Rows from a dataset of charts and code
+++
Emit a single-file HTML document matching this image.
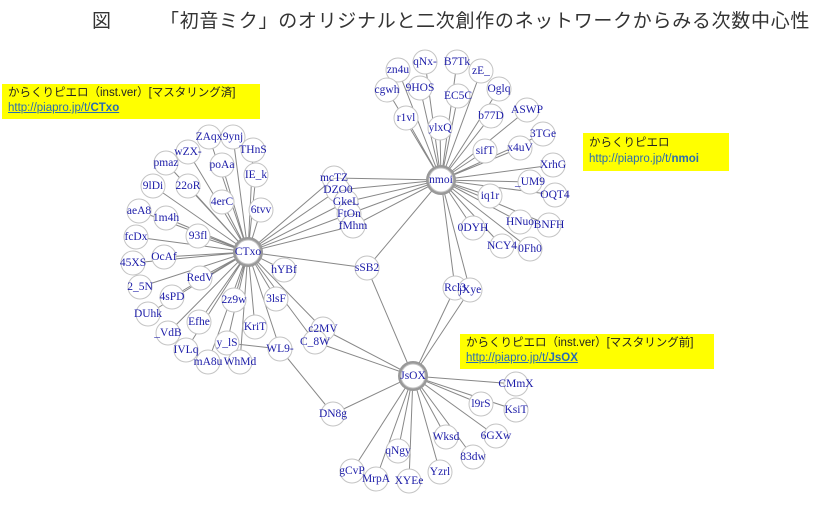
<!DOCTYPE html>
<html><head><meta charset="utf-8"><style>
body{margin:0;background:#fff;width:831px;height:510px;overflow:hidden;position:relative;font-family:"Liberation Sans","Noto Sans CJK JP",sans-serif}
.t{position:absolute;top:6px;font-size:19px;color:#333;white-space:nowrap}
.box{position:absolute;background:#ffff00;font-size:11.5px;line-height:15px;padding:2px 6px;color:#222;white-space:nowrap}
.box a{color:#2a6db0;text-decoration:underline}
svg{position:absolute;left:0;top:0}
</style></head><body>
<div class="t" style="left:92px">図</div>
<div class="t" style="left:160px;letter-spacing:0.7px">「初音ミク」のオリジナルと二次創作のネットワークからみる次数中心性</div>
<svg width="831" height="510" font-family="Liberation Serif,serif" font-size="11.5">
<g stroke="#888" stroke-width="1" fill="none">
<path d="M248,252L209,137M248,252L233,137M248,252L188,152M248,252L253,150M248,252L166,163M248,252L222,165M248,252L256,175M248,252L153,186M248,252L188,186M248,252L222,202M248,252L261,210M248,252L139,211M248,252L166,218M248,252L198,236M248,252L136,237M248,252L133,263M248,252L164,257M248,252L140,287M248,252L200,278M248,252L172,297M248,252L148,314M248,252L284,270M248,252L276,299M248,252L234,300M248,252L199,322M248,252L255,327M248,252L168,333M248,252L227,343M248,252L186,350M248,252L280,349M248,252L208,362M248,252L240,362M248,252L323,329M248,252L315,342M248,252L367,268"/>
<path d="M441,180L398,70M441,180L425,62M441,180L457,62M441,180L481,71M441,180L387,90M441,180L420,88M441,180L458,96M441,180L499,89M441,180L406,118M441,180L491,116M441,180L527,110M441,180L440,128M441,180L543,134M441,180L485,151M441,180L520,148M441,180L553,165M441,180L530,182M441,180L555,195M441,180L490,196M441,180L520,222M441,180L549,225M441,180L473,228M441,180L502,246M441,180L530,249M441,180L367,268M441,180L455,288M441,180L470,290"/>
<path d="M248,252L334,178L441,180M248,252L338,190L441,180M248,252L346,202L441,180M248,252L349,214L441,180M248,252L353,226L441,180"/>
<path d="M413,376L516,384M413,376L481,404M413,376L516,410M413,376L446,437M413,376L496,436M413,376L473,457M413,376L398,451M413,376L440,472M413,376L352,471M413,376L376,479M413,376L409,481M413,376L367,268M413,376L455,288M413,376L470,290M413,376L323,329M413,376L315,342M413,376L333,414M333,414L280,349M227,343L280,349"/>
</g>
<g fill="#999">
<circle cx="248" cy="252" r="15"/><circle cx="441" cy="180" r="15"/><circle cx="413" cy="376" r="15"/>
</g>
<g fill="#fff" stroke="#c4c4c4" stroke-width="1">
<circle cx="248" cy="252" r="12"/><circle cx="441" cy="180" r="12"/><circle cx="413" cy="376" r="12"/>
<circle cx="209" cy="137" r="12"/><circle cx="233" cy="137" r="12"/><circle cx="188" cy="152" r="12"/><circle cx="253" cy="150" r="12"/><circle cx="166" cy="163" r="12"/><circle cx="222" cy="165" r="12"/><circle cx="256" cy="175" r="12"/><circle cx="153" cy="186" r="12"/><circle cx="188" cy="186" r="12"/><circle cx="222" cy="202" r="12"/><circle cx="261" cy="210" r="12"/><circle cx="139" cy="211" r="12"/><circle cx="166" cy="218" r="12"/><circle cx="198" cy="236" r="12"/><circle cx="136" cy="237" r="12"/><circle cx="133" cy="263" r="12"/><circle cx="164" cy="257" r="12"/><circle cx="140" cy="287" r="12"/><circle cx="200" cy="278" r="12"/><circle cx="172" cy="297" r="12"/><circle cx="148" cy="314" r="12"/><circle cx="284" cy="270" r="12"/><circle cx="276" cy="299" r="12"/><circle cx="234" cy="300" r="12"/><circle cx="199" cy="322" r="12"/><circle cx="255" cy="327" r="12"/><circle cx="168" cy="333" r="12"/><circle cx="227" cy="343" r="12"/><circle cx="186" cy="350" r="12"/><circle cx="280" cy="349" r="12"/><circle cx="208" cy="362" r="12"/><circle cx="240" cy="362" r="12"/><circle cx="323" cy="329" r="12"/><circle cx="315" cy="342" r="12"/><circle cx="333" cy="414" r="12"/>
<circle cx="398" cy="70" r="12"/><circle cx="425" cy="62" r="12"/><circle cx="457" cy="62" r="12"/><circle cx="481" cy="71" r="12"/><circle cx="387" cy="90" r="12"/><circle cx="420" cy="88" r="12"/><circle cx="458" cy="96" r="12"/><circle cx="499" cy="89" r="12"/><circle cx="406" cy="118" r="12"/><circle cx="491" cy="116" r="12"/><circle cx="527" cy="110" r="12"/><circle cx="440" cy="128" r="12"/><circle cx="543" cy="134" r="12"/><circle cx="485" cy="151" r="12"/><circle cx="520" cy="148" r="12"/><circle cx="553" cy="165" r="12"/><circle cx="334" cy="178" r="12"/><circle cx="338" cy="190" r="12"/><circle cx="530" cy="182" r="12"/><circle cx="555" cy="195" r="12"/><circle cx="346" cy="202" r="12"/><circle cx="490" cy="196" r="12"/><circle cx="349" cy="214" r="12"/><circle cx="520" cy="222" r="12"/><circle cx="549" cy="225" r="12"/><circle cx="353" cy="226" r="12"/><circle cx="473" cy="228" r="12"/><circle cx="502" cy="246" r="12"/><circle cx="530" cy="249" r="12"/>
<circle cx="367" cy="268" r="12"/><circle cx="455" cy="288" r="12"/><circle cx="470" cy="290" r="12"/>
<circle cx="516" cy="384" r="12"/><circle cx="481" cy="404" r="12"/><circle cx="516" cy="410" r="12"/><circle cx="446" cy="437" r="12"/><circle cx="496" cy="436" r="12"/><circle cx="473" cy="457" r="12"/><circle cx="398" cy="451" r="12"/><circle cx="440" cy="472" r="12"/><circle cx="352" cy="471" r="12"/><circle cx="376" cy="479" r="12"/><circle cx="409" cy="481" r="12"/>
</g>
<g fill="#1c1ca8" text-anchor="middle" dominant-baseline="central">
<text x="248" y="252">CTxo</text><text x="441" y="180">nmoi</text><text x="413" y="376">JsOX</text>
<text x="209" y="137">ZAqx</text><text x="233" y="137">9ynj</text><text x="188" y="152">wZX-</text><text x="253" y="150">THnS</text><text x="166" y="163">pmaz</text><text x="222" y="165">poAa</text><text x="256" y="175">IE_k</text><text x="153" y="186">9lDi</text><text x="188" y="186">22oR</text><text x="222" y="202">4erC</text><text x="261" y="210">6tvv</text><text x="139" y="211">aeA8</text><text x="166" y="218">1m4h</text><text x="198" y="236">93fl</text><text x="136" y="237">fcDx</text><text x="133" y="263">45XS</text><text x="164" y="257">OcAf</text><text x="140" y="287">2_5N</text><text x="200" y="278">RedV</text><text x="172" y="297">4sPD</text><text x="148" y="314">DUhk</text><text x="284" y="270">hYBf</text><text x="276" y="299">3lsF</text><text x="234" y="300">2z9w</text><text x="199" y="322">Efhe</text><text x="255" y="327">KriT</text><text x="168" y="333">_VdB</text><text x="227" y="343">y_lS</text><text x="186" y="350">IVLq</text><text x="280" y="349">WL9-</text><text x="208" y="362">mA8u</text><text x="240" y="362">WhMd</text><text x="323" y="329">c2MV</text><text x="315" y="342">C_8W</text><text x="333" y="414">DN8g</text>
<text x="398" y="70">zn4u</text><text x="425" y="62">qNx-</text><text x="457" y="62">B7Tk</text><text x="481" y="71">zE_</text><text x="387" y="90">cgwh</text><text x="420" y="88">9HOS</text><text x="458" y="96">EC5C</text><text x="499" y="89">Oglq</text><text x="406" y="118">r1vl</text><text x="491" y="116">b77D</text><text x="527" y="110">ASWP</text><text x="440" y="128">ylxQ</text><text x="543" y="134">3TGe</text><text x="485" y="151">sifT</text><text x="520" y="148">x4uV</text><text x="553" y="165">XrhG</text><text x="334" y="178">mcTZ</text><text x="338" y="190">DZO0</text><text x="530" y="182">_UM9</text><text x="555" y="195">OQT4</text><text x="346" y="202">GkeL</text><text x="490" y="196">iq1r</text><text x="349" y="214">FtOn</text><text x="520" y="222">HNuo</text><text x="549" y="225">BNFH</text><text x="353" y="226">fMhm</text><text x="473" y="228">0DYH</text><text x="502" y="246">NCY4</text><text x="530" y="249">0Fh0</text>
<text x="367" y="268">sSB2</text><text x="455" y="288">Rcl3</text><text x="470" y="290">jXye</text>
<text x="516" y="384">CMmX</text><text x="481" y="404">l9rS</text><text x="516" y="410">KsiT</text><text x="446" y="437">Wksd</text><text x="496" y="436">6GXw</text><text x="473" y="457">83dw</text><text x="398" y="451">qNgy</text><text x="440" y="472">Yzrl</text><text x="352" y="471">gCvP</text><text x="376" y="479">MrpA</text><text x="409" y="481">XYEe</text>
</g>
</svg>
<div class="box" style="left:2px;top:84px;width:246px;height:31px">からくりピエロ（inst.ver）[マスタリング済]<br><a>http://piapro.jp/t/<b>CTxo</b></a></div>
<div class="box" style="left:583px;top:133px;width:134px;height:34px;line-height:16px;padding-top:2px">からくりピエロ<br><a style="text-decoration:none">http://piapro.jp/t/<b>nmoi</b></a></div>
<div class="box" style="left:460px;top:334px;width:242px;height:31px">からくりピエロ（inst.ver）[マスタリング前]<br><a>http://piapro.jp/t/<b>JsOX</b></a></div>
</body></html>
+++
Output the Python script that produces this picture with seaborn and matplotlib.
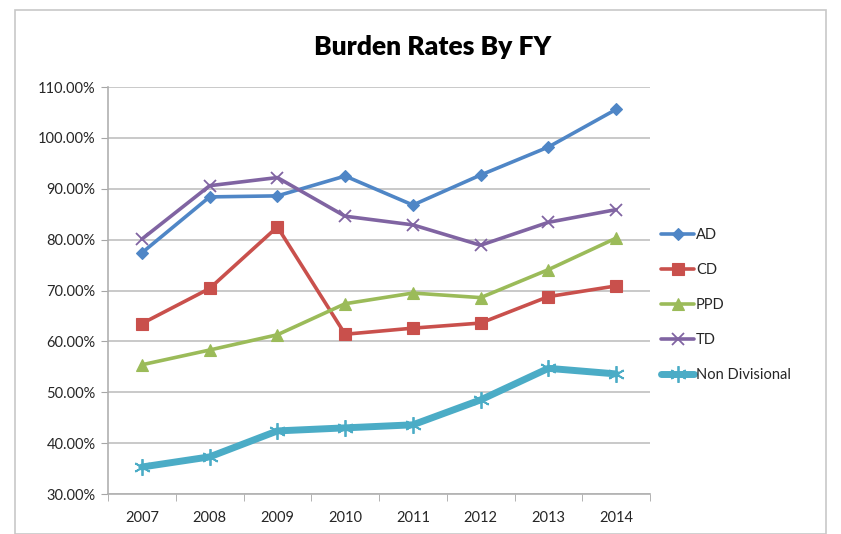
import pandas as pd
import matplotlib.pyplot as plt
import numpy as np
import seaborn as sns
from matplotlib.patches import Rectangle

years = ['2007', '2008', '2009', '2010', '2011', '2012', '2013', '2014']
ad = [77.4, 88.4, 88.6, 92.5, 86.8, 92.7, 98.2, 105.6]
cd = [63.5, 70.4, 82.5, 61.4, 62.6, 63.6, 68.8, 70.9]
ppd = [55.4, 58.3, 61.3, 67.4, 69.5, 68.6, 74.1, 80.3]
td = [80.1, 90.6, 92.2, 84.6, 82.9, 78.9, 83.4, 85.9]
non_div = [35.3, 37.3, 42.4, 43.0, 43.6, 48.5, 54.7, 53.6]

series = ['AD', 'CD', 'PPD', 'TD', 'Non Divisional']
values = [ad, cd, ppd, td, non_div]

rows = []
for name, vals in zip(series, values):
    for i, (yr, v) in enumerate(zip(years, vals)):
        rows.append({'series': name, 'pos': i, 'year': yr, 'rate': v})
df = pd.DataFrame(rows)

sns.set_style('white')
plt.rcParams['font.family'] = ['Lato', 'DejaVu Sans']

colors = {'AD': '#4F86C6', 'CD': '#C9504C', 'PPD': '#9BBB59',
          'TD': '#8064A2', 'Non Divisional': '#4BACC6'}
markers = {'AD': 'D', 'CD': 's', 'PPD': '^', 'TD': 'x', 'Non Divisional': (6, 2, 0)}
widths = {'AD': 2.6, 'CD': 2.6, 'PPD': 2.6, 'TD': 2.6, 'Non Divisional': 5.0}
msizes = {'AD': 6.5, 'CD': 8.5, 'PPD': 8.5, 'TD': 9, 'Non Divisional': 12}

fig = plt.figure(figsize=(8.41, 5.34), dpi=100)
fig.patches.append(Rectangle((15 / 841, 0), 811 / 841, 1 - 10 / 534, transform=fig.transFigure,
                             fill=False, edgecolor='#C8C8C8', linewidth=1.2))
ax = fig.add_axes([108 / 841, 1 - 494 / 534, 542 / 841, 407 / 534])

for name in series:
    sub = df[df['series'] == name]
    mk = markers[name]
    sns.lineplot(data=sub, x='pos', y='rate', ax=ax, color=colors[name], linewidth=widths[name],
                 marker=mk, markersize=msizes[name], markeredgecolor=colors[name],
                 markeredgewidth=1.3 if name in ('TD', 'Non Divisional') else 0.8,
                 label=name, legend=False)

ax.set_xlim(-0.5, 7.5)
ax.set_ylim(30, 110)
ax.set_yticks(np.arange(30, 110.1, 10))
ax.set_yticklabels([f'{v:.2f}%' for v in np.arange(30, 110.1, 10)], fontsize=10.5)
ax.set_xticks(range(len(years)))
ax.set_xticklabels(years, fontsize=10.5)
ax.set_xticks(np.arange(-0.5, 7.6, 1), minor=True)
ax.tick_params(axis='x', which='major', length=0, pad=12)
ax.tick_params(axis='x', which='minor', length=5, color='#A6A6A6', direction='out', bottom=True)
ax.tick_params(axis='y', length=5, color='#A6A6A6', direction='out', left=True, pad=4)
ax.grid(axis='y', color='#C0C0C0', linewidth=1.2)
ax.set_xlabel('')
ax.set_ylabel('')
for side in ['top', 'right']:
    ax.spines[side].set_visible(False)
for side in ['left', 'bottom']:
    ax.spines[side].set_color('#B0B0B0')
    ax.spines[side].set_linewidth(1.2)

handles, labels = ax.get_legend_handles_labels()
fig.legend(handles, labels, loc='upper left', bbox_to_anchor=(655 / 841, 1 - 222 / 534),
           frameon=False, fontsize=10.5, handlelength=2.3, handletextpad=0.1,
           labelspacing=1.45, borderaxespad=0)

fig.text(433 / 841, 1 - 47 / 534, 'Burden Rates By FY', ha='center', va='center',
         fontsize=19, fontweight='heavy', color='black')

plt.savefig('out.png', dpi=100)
+++
TASK TO CARRY OUT:
For the material above, give again only the lines starting at the line that contains "Output the Python" and ending at the line that contains "ax = fig.add_axes([108". Pictures do not belong in the copy.

FINISHED EXERCISE:
Output the Python script that produces this picture with seaborn and matplotlib.
import pandas as pd
import matplotlib.pyplot as plt
import numpy as np
import seaborn as sns
from matplotlib.patches import Rectangle

years = ['2007', '2008', '2009', '2010', '2011', '2012', '2013', '2014']
ad = [77.4, 88.4, 88.6, 92.5, 86.8, 92.7, 98.2, 105.6]
cd = [63.5, 70.4, 82.5, 61.4, 62.6, 63.6, 68.8, 70.9]
ppd = [55.4, 58.3, 61.3, 67.4, 69.5, 68.6, 74.1, 80.3]
td = [80.1, 90.6, 92.2, 84.6, 82.9, 78.9, 83.4, 85.9]
non_div = [35.3, 37.3, 42.4, 43.0, 43.6, 48.5, 54.7, 53.6]

series = ['AD', 'CD', 'PPD', 'TD', 'Non Divisional']
values = [ad, cd, ppd, td, non_div]

rows = []
for name, vals in zip(series, values):
    for i, (yr, v) in enumerate(zip(years, vals)):
        rows.append({'series': name, 'pos': i, 'year': yr, 'rate': v})
df = pd.DataFrame(rows)

sns.set_style('white')
plt.rcParams['font.family'] = ['Lato', 'DejaVu Sans']

colors = {'AD': '#4F86C6', 'CD': '#C9504C', 'PPD': '#9BBB59',
          'TD': '#8064A2', 'Non Divisional': '#4BACC6'}
markers = {'AD': 'D', 'CD': 's', 'PPD': '^', 'TD': 'x', 'Non Divisional': (6, 2, 0)}
widths = {'AD': 2.6, 'CD': 2.6, 'PPD': 2.6, 'TD': 2.6, 'Non Divisional': 5.0}
msizes = {'AD': 6.5, 'CD': 8.5, 'PPD': 8.5, 'TD': 9, 'Non Divisional': 12}

fig = plt.figure(figsize=(8.41, 5.34), dpi=100)
fig.patches.append(Rectangle((15 / 841, 0), 811 / 841, 1 - 10 / 534, transform=fig.transFigure,
                             fill=False, edgecolor='#C8C8C8', linewidth=1.2))
ax = fig.add_axes([108 / 841, 1 - 494 / 534, 542 / 841, 407 / 534])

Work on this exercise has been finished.